WHAT THE TASK ASKS
Tally all lines containing the word "with". Give the number alone.

+++

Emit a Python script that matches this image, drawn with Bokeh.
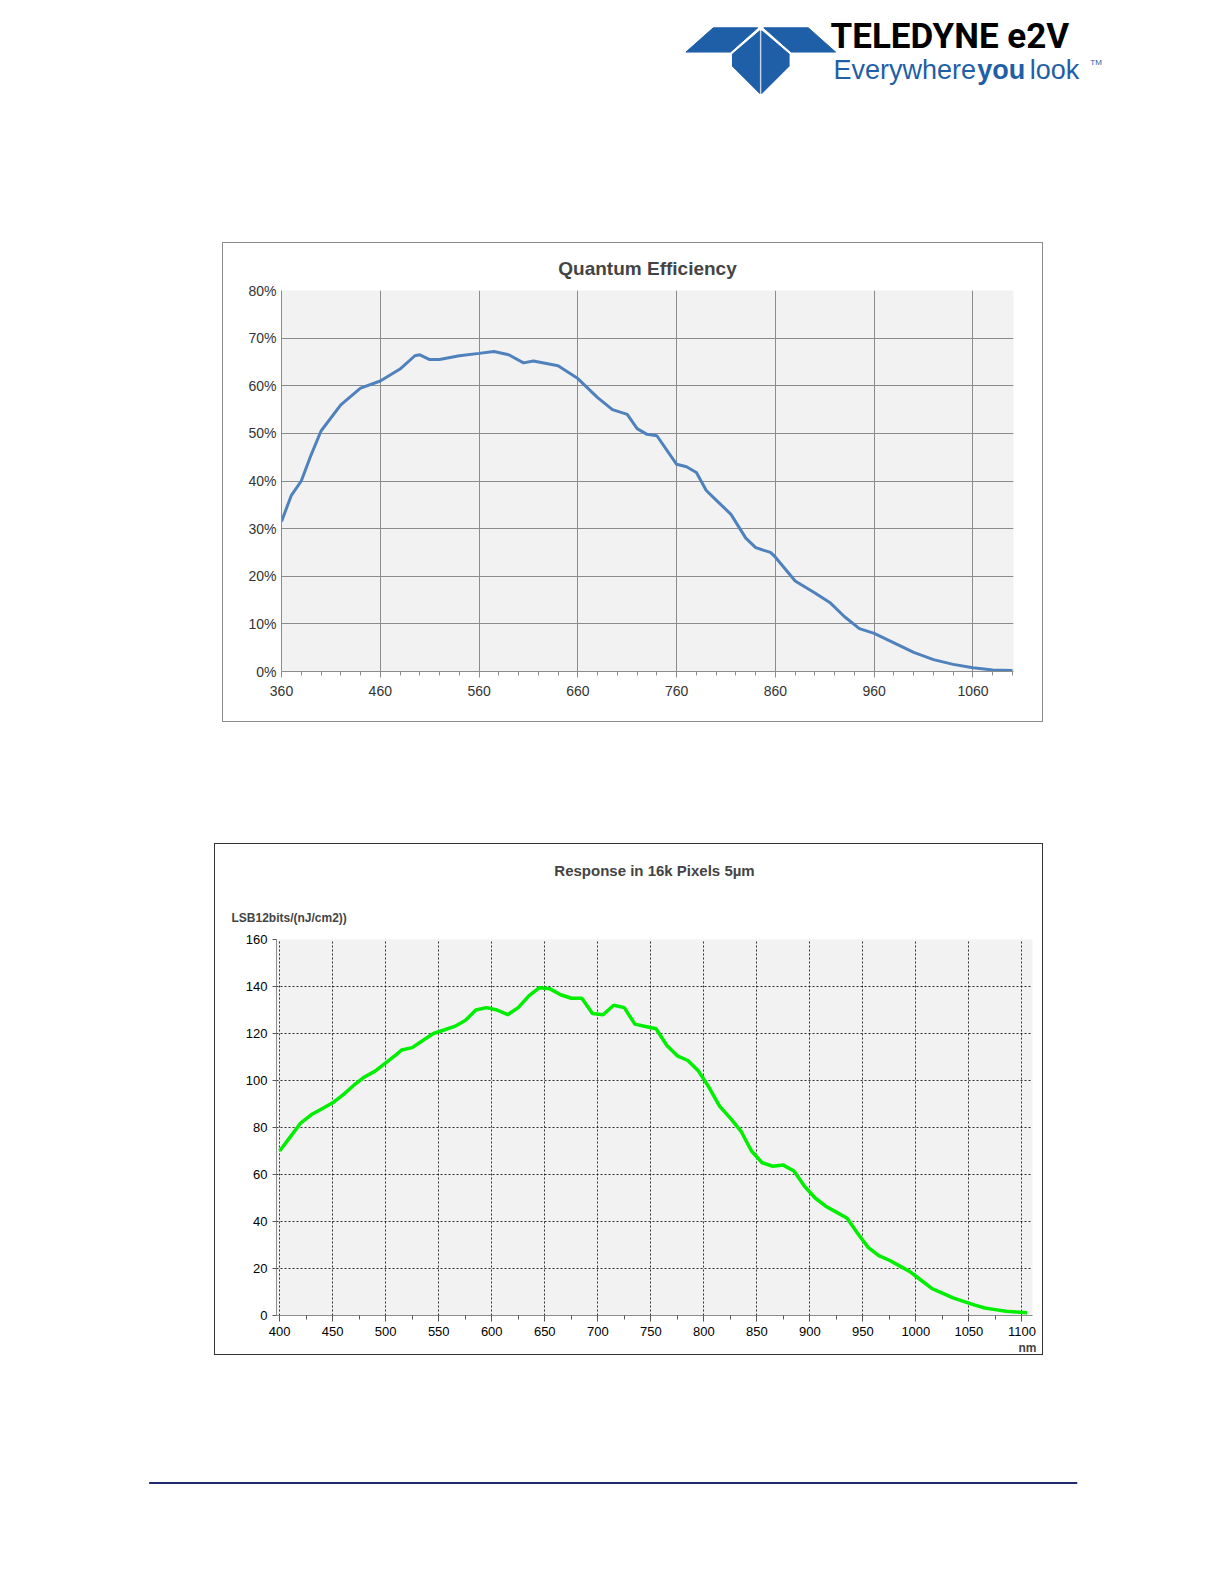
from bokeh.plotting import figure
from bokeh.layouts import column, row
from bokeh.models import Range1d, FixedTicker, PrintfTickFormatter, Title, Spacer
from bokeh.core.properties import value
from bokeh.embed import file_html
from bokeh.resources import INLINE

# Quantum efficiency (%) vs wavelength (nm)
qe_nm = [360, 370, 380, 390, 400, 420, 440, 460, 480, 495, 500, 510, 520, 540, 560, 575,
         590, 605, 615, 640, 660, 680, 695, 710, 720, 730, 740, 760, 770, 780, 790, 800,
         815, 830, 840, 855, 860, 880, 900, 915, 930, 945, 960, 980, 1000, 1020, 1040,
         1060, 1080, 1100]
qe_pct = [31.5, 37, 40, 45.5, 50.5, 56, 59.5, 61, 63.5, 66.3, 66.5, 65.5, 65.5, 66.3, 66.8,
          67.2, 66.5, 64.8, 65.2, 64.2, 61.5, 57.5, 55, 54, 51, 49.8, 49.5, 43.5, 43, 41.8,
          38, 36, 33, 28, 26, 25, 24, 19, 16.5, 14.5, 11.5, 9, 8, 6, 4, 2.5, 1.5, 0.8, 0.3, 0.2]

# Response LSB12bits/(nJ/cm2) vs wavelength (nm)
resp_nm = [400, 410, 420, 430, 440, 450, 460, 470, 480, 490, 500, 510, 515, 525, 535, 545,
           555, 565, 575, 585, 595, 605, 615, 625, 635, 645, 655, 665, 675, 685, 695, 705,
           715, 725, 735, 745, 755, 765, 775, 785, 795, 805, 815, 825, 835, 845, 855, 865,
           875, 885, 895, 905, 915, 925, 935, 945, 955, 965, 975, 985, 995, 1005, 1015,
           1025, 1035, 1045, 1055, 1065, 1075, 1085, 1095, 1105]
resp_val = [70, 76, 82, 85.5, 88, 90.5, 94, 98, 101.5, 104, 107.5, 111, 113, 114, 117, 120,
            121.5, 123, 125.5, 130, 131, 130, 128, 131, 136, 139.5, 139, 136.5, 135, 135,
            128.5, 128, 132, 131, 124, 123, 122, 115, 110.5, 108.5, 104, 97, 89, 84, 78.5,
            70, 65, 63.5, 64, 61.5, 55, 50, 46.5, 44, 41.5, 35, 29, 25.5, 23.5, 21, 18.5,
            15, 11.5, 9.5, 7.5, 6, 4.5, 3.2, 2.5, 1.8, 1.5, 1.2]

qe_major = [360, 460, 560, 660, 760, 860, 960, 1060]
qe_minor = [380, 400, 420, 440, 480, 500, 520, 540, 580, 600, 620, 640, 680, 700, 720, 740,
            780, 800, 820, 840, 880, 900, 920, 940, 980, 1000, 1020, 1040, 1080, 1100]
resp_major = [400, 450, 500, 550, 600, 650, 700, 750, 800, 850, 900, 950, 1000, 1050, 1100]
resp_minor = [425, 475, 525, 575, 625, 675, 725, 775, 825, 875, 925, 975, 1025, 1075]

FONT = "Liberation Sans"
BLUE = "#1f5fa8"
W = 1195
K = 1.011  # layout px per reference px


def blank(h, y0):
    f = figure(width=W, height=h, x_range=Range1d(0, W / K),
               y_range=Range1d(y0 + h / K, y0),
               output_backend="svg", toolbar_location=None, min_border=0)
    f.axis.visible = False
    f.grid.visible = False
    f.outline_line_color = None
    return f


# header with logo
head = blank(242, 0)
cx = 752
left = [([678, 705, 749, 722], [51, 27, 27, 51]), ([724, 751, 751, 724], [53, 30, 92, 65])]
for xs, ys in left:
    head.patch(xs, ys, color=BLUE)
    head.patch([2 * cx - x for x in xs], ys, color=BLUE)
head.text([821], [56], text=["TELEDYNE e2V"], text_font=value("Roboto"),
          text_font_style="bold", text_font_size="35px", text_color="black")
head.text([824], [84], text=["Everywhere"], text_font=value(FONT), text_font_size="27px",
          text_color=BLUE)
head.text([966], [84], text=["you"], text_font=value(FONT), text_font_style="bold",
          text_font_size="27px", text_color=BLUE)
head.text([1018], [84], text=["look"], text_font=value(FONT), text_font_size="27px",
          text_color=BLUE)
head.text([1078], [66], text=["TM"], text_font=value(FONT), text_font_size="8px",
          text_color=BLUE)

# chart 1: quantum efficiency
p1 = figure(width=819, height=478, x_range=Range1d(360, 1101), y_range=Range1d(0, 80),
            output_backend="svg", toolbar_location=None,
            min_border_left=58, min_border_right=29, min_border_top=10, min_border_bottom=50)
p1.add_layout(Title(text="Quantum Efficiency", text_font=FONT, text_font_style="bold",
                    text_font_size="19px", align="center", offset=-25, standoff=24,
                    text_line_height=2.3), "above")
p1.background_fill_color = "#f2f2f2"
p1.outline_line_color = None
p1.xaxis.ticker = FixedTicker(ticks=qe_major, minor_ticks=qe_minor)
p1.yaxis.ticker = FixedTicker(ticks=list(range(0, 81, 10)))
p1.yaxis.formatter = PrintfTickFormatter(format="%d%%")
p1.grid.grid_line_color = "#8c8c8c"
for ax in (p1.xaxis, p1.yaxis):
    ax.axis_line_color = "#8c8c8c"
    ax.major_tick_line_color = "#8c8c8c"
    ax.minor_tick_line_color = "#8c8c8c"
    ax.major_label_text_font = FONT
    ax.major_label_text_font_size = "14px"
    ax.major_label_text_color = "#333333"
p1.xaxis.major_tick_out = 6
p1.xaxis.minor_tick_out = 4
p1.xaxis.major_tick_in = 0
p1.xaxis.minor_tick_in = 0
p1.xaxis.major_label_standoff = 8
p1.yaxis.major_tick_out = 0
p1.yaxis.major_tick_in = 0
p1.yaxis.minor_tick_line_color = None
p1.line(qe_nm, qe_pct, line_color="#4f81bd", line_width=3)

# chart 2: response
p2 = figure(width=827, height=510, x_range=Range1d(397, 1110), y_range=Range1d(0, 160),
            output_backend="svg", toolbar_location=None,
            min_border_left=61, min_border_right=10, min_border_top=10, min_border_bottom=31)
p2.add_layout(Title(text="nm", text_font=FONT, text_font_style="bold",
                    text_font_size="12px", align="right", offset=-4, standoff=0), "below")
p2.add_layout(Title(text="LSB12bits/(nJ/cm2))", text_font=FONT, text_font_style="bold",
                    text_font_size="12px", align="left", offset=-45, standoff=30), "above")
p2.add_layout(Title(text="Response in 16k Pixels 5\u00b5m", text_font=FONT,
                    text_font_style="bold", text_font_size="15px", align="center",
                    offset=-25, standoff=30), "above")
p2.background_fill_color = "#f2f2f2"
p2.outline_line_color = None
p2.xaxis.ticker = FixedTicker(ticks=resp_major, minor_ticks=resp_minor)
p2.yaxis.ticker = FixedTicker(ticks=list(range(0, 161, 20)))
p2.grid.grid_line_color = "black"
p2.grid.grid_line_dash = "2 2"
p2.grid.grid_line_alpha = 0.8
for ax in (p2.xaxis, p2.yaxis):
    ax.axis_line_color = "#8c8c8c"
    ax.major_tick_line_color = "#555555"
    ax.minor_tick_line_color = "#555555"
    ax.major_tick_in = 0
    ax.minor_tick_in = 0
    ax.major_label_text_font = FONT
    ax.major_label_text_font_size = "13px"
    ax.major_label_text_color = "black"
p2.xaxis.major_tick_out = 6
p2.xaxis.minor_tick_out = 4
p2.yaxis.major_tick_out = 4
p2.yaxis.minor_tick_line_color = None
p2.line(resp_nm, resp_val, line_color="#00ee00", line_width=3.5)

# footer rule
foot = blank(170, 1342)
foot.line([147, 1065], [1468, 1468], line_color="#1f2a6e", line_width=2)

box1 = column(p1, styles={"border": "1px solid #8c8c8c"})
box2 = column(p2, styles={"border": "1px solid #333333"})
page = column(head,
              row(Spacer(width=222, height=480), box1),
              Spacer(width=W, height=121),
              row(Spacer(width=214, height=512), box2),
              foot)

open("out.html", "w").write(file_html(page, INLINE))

+++

RESPONSE
2